# Fine White Sand (Rio Negro)



## Moss Man (16 Dec 2007)

For a few of my aquascapes and biotopes I hope to create in the future I want a very fine white powdery sand. It's meant to be a sort of Rio Negro type sand. The ADA catologue has 'Rio Negro Sand' in the substrate section and this is exactly what I'm looking for. Although Aqua essentials don't stock it.

I'm really not looking for the silica/silver/play sand types - a lot finer and lighter.

I know this might be a long shot, but does anyone know where I can buy such sand?


----------



## andy (17 Dec 2007)

You can get sugar fine sand....which is pure white and like dust but i'm not sure if this is meant for marine use and will affect your water conditions.

One downside i found when using this was that it got blown everywhere because it was so fine....even in minimal flow.


----------



## andy (17 Dec 2007)

http://www.stm-shop.co.uk/acatalog/Sand ... arine.html

2nd one down. Don't know how suitable it'll be for FW

Or go to the 4th one down



> Ultra fine marine white 20lb Bag
> Ultra Fine Marine White Sand
> 
> A DSB is great way of helping to export nutrients and increase tank diversity? This ultra white sand is ideal for providing the finest sand particle size. Its allows burrowing snails and fine cukes to pass the sand and keep it in good condition. As a very light sand this is better mixed 40/60 with the Aragonite sand on this page, to give a broader range of particle sizes and some weight.
> ...



OR

http://www.stm-shop.co.uk/acatalog/Substrates.html

Go to the bottom


----------



## Moss Man (17 Dec 2007)

Thanks for the link andy,

I think the fourth one down on the first link looks quite suitable, although I'm slightly worried that it may have some sort of buffering capacities as it looks as if it is designed for the marine aquarium.
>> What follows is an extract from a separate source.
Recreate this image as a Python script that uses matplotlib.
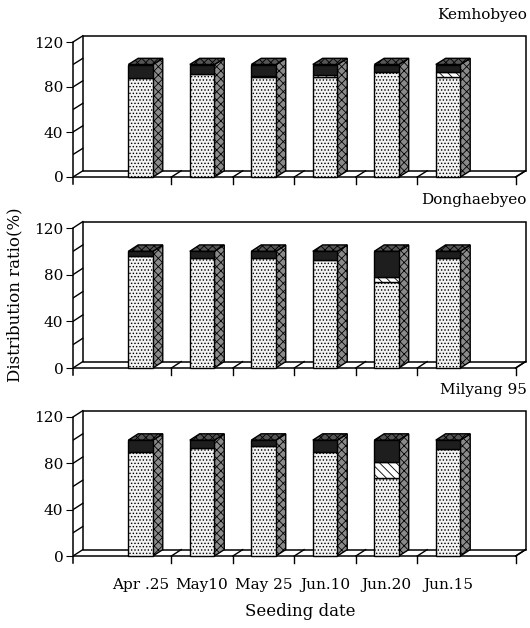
import numpy as np
import matplotlib.pyplot as plt
from matplotlib.patches import Polygon, Rectangle

plt.rcParams['font.family'] = 'DejaVu Serif'
plt.rcParams['hatch.linewidth'] = 0.6

dates = ['Apr .25', 'May10', 'May 25', 'Jun.10', 'Jun.20', 'Jun.15']
cultivars = ['Kemhobyeo', 'Donghaebyeo', 'Milyang 95']

# distribution ratio (%): lower stippled part, hatched part, dark upper part
kem_low = [88, 92, 89, 89, 93, 89]
kem_mid = [0, 0, 1, 2, 0, 4]
kem_top = [12, 8, 10, 9, 7, 7]

dong_low = [96, 94, 94.5, 92.5, 74, 94]
dong_mid = [0, 0, 0, 0, 4, 0]
dong_top = [4, 6, 5.5, 7.5, 22, 6]

mil_low = [90, 93, 95, 90, 67, 92]
mil_mid = [0, 0, 0, 0, 14, 0]
mil_top = [10, 7, 5, 10, 19, 8]

yticks = [0, 40, 80, 120]

W, H = 530, 628
fig = plt.figure(figsize=(W / 100, H / 100), dpi=100)

# pixel rows of the 0 and 120 levels for each panel
rows = [(177, 42), (368, 228), (556, 417)]
title_y = [15, 200, 390]

xl, xr = -1.1, 6.1   # front floor extent
dx, dy = 0.16, 5.5   # depth offset
w = 0.4
ylo, yhi = -8, 128


def panel(ax, low, mid, top, last):
    x = np.arange(len(dates))
    ax.set_xlim(xl, 6.3)
    ax.set_ylim(ylo, yhi)
    # back wall
    ax.add_patch(Rectangle((xl + dx, dy), xr - xl, 120, fill=False, lw=1.1, zorder=1))
    # slanted lines on the side wall
    for v in range(0, 121, 20):
        ax.plot([xl, xl + dx], [v, v + dy], color='k', lw=1, zorder=1)
    # floor
    ax.plot([xl, xr], [0, 0], color='k', lw=1.1, zorder=1)
    ax.plot([xr, xr + dx], [0, dy], color='k', lw=1.1, zorder=1)
    for b in list(x[:-1] + 0.5) + [xr]:
        ax.plot([b, b + dx], [0, dy], color='k', lw=1, zorder=1)
        ax.plot([b, b], [0, -6], color='k', lw=1, zorder=1)

    for i in x:
        total = low[i] + mid[i] + top[i]
        l, r = i - w / 2, i + w / 2
        ax.add_patch(Polygon([(r, 0), (r + dx, dy), (r + dx, total + dy), (r, total)],
                             facecolor='#8a8a8a', edgecolor='k', hatch='xxxx', lw=1, zorder=3))
        ax.add_patch(Polygon([(l, total), (l + dx, total + dy), (r + dx, total + dy), (r, total)],
                             facecolor='#555555', edgecolor='k', hatch='xxxx', lw=1, zorder=3))
        ax.add_patch(Rectangle((l, 0), w, low[i], facecolor='#f2f2f2', edgecolor='k',
                               hatch='.....', lw=1, zorder=3))
        if mid[i] > 0:
            ax.add_patch(Rectangle((l, low[i]), w, mid[i], facecolor='white', edgecolor='k',
                                   hatch='\\\\\\\\', lw=1, zorder=3))
        ax.add_patch(Rectangle((l, low[i] + mid[i]), w, top[i], facecolor='#1e1e1e',
                               edgecolor='k', lw=1, zorder=3))

    for s in ['top', 'right', 'bottom']:
        ax.spines[s].set_visible(False)
    ax.spines['left'].set_bounds(-6, 120)
    ax.spines['left'].set_linewidth(1.1)
    ax.set_yticks(yticks)
    ax.tick_params(axis='y', direction='out', length=5, labelsize=11, pad=2)
    if last:
        ax.set_xticks(x, dates)
        ax.tick_params(axis='x', length=0, labelsize=11, pad=9)
    else:
        ax.set_xticks([])


data = [(kem_low, kem_mid, kem_top), (dong_low, dong_mid, dong_top), (mil_low, mil_mid, mil_top)]
for k, (y0, y120) in enumerate(rows):
    s = (y0 - y120) / 120
    bot_px = y0 - ylo * s
    top_px = y0 - yhi * s
    ax = fig.add_axes([73 / W, 1 - bot_px / H, 455 / W, (bot_px - top_px) / H])
    ax.patch.set_visible(False)
    panel(ax, *data[k], last=(k == 2))
    fig.text(527 / W, 1 - title_y[k] / H, cultivars[k], ha='right', va='center', fontsize=11)

fig.text(15 / W, 1 - 295 / H, 'Distribution ratio(%)', rotation=90, ha='center', va='center', fontsize=12)
fig.text(300 / W, 1 - 612 / H, 'Seeding date', ha='center', va='center', fontsize=12)

plt.savefig('out.png', dpi=100)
It could still be good for atleats 2 of my tanks:- a brackish water bumble bee goby tank and a brackish water desert goby tank.

Cheers,
Mike


----------



## Moss Man (17 Dec 2007)

I've just e-mailed them, so I just have to wait for a reply...


----------



## andy (18 Dec 2007)

Just seen that you're from Kent....well STM are in Sevenoaks. Pop in and have a chat with Jez or Chris....they're pretty nice blokes.


----------



## Moss Man (19 Dec 2007)

I just got an e-mail back from them and they said that the sand doesn't buffer the tank at all, in fact Chris told me he had used it with softwater fish.

I've never been to STM as I don't really keep marine fish, but maybe I'll go there later on.

Cheers,
Mike


----------



## james3200 (19 Dec 2007)

Ive used this stuff before - http://www.seapets.co.uk/product-detail ... y/941.html

Just like ada bright sand which i am using in my latest tank

James


----------